Sorry for the delay. To solve the issue with the diacritics, there are two lines where you need to change from:

graphics.FillText(0, currY, currentLineText, fnt, Colours.Black, TextBaselines.Baseline);

To:

graphics.FillPath(new GraphicsPath().AddText(0, currY, currentLineText, fnt, TextBaselines.Baseline), Colours.Black);

You can find them easily in the code by searching for FillText.

To add a raster image to the plot, you can use VectSharp.MuPDFUtils to load it and then draw it using the Graphics.DrawRasterImage method. First of all, make sure that the VectSharp.MuPDFUtils NuGet package is installed.
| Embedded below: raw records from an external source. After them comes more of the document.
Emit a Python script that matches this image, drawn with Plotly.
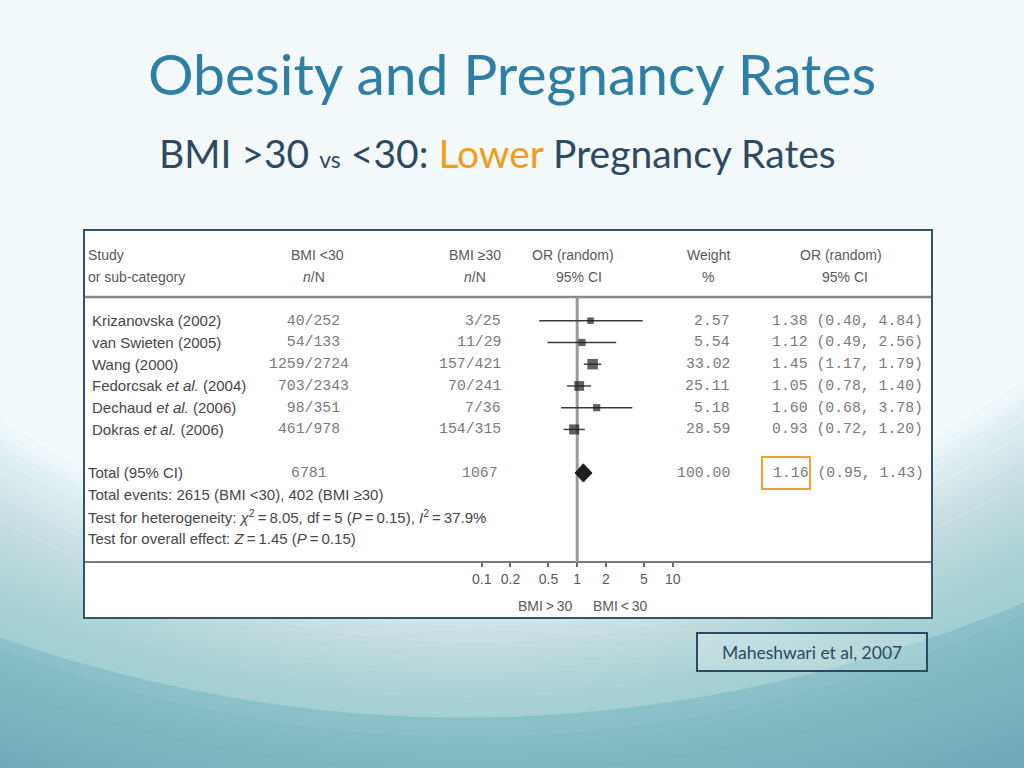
import plotly.graph_objects as go

# ---------------- data ----------------
studies = ["Krizanovska (2002)", "van Swieten (2005)", "Wang (2000)",
           "Fedorcsak <i>et al.</i> (2004)", "Dechaud <i>et al.</i> (2006)",
           "Dokras <i>et al.</i> (2006)"]
low_n = [40, 54, 1259, 703, 98, 461]
low_N = [252, 133, 2724, 2343, 351, 978]
high_n = [3, 11, 157, 70, 7, 154]
high_N = [25, 29, 421, 241, 36, 315]
weights = [2.57, 5.54, 33.02, 25.11, 5.18, 28.59]
or_est = [1.38, 1.12, 1.45, 1.05, 1.60, 0.93]
ci_low = [0.40, 0.49, 1.17, 0.78, 0.68, 0.72]
ci_high = [4.84, 2.56, 1.79, 1.40, 3.78, 1.20]
total_low_N = 6781
total_high_N = 1067
total_weight = 100.00
total_or = 1.16
total_ci_low = 0.95
total_ci_high = 1.43
events_low = 2615
events_high = 402
chi2 = 8.05
df_het = 5
p_het = 0.15
i2 = 37.9
z_val = 1.45
p_overall = 0.15
tick_vals = [0.1, 0.2, 0.5, 1, 2, 5, 10]
tick_text = ["0.1", "0.2", "0.5", "1", "2", "5", "10"]

# ---------------- layout helpers ----------------
W, H = 1024, 768
def px(x):
    return x / W
def py(y):
    return 1 - y / H

ROW0, ROWH = 320.7, 21.75          # pixel centre of first row, row spacing
def row_px(r):
    return ROW0 + ROWH * r

SANS = "Liberation Sans, Arial, sans-serif"
MONO = "Liberation Mono, Courier New, monospace"
SLIDE = "Lato, Open Sans, sans-serif"
NUM_COL = "#7a7a7a"
TXT_COL = "#474747"
HDR_COL = "#5a5a5a"
NB = "\u00a0"

fig = go.Figure()

# forest plot: studies (square markers with CI whiskers)
sizes = [5 + 5.5 * (w / max(weights)) ** 0.5 for w in weights]
fig.add_trace(go.Scatter(
    x=or_est, y=list(range(len(studies))), mode="markers",
    marker=dict(symbol="square", size=sizes, color="#1e1e1e", line=dict(width=0)),
    error_x=dict(type="data", symmetric=False,
                 array=[h - o for h, o in zip(ci_high, or_est)],
                 arrayminus=[o - l for o, l in zip(or_est, ci_low)],
                 color="#3a3a3a", thickness=1.4, width=0),
    hoverinfo="skip", showlegend=False))

# pooled diamond
TOT_ROW = 7
fig.add_trace(go.Scatter(
    x=[total_ci_low, total_or, total_ci_high, total_or, total_ci_low],
    y=[TOT_ROW, TOT_ROW - 0.42, TOT_ROW, TOT_ROW + 0.42, TOT_ROW],
    mode="lines", fill="toself", fillcolor="#1e1e1e",
    line=dict(color="#1e1e1e", width=1), hoverinfo="skip", showlegend=False))

# ---------------- shapes ----------------
shapes = []

def bg_path(yl, yc, yr, color):
    d = (f"M {px(0)},{py(yl)} Q {px(512)},{py(yc)} {px(1024)},{py(yr)} "
         f"L {px(1024)},{py(768)} L {px(0)},{py(768)} Z")
    shapes.append(dict(type="path", path=d, xref="paper", yref="paper",
                       fillcolor=color, line=dict(width=0), layer="below"))

# soft glow layers
N = 30
for k in range(N):
    t = k / (N - 1)
    bg_path(420 + 230 * t, 740 + 90 * t, 380 + 230 * t, "rgba(95,168,195,0.028)")
# wave
bg_path(638, 813, 603, "rgba(85,162,188,0.30)")
for k in range(10):
    t = k / 9
    bg_path(650 + 110 * t, 840 + 80 * t, 615 + 130 * t, "rgba(60,140,172,0.03)")

# white table box
shapes.append(dict(type="rect", xref="paper", yref="paper",
                   x0=px(84), x1=px(932), y0=py(618), y1=py(230),
                   fillcolor="white", line=dict(color="#34546e", width=2), layer="below"))
# header separator
shapes.append(dict(type="line", xref="paper", yref="paper",
                   x0=px(85), x1=px(931), y0=py(297), y1=py(297),
                   line=dict(color="#8a8a8a", width=2.5), layer="below"))
# axis line
AX_Y = 562
shapes.append(dict(type="line", xref="paper", yref="paper",
                   x0=px(85), x1=px(931), y0=py(AX_Y), y1=py(AX_Y),
                   line=dict(color="#7a7a7a", width=2), layer="below"))
# line of no effect
shapes.append(dict(type="line", xref="x", yref="paper", x0=1, x1=1,
                   y0=py(297), y1=py(AX_Y),
                   line=dict(color="#9a9a9a", width=3), layer="below"))
# highlight box around pooled OR
shapes.append(dict(type="rect", xref="paper", yref="paper",
                   x0=px(762), x1=px(810), y0=py(489), y1=py(457),
                   line=dict(color="#f2a12a", width=2), fillcolor="rgba(0,0,0,0)"))
# citation box
shapes.append(dict(type="rect", xref="paper", yref="paper",
                   x0=px(697), x1=px(927), y0=py(671), y1=py(633),
                   line=dict(color="#2c4a63", width=2), fillcolor="rgba(240,248,250,0.25)"))

# ---------------- annotations ----------------
ann = []
def txt(x, y_px, s, size, color, family, xanchor="left"):
    ann.append(dict(x=px(x), y=py(y_px), xref="paper", yref="paper", text=s,
                    showarrow=False, xanchor=xanchor, yanchor="middle",
                    font=dict(size=size, color=color, family=family)))

# headers
H1, H2 = row_px(-3), row_px(-2)
txt(86, H1, "Study", 14, HDR_COL, SANS)
txt(86, H2, "or sub-category", 14, HDR_COL, SANS)
txt(317, H1, "BMI <30", 14, HDR_COL, SANS, "center")
txt(314, H2, "<i>n</i>/N", 14, HDR_COL, SANS, "center")
txt(475, H1, "BMI \u226530", 14, HDR_COL, SANS, "center")
txt(475, H2, "<i>n</i>/N", 14, HDR_COL, SANS, "center")
txt(573, H1, "OR (random)", 14, HDR_COL, SANS, "center")
txt(579, H2, "95% CI", 14, HDR_COL, SANS, "center")
txt(708, H1, "Weight", 14, HDR_COL, SANS, "center")
txt(708, H2, "%", 14, HDR_COL, SANS, "center")
txt(841, H1, "OR (random)", 14, HDR_COL, SANS, "center")
txt(845, H2, "95% CI", 14, HDR_COL, SANS, "center")

MS = 14.8
for i, name in enumerate(studies):
    y = row_px(i)
    txt(90, y, name, 15, TXT_COL, SANS)
    s_low = str(low_n[i]).rjust(4, NB) + "/" + str(low_N[i]).ljust(4, NB)
    txt(309, y, s_low, MS, NUM_COL, MONO, "center")
    txt(503, y, f"{high_n[i]}/{high_N[i]}", MS, NUM_COL, MONO, "right")
    txt(732, y, f"{weights[i]:.2f}", MS, NUM_COL, MONO, "right")
    txt(770, y, f"{or_est[i]:.2f} ({ci_low[i]:.2f}, {ci_high[i]:.2f})", MS, NUM_COL, MONO)

yt = row_px(TOT_ROW)
txt(86, yt, "Total (95% CI)", 15, TXT_COL, SANS)
txt(309, yt, str(total_low_N), MS, NUM_COL, MONO, "center")
txt(500, yt, str(total_high_N), MS, NUM_COL, MONO, "right")
txt(732, yt, f"{total_weight:.2f}", MS, NUM_COL, MONO, "right")
txt(771, yt, f"{total_or:.2f} ({total_ci_low:.2f}, {total_ci_high:.2f})", MS, NUM_COL, MONO)

T = "\u2009"
txt(86, row_px(8), f"Total events: {events_low} (BMI <30), {events_high} (BMI \u226530)", 15, TXT_COL, SANS)
txt(86, row_px(9),
    f"Test for heterogeneity: <i>\u03c7</i><sup>2</sup>{T}={T}{chi2:.2f}, df{T}={T}{df_het} "
    f"(<i>P</i>{T}={T}{p_het:.2f}), <i>I</i><sup>2</sup>{T}={T}{i2:.1f}%", 15, TXT_COL, SANS)
txt(86, row_px(10), f"Test for overall effect: <i>Z</i>{T}={T}{z_val:.2f} (<i>P</i>{T}={T}{p_overall:.2f})",
    15, TXT_COL, SANS)

txt(545, 606, "BMI\u2009>\u200930", 14, HDR_COL, SANS, "center")
txt(620, 606, "BMI\u2009<\u200930", 14, HDR_COL, SANS, "center")

# slide title / subtitle / citation
txt(512, 73, "Obesity and Pregnancy Rates", 57, "#2e7fa5", SLIDE, "center")
txt(157, 153,
    "BMI >30 <span style='font-size:23px'>vs</span> &lt;30: "
    "<span style='color:#f39c1a'>Lower</span> Pregnancy Rates", 39, "#2c4a63", SLIDE)
txt(812, 652, "Maheshwari et al, 2007", 17.5, "#2c4a63", SLIDE, "center")

# ---------------- layout ----------------
# x: log axis positioned so that 1 -> 577.2 px and one decade = 95.5 px
XC, DEC = 577.2, 95.5
fig.update_layout(
    width=W, height=H, margin=dict(l=0, r=0, t=0, b=0),
    paper_bgcolor="#f4f9fb", plot_bgcolor="rgba(0,0,0,0)",
    shapes=shapes, annotations=ann, showlegend=False,
    xaxis=dict(type="log", range=[-XC / DEC, (W - XC) / DEC], domain=[0, 1],
               anchor="free", position=py(AX_Y), showgrid=False, zeroline=False,
               showline=False, tickmode="array", tickvals=tick_vals, ticktext=tick_text,
               ticks="outside", ticklen=4, tickwidth=1.5, tickcolor="#6a6a6a",
               tickfont=dict(family=SANS, size=14, color=HDR_COL), fixedrange=True),
    yaxis=dict(range=[(H - ROW0) / ROWH, -ROW0 / ROWH], domain=[0, 1], visible=False,
               fixedrange=True),
)

fig.write_html("out.html", config={"displayModeBar": False},
               post_script="document.body.style.margin='0';document.body.style.overflow='hidden';")
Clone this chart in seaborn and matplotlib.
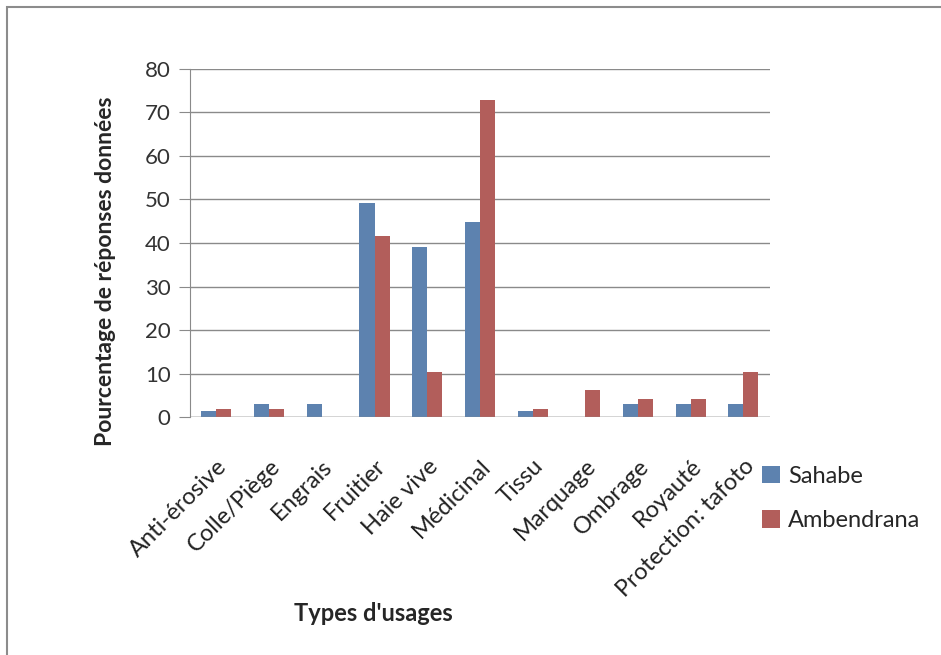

Then, you can use this code to draw the background image and the table over it:

    // Create the container page
    Page containerPage = new Page(700, 400) { Background = Colours.Red };

    // Open the image
    VectSharp.MuPDFUtils.RasterImageFile image = new VectSharp.MuPDFUtils.RasterImageFile(@"path/to/image_file");

    // Draw the image on the page
    containerPage.Graphics.DrawRasterImage(0, 0, 700, 400, image);

    // Draw the page with the table on the container
    containerPage.Graphics.DrawGraphics(0, (400 - pag.Height) * 0.5, pag.Graphics);

    // Save the container
    containerPage.SaveAsPNG("Table.png");

Make sure that the image has the right aspect ratio to be drawn on a 700x400 page. For example, using this image as the background, this is the result:

zydjohnHotmail commented 3 years ago

Hello: Thank you very much, your code works! Many thanks!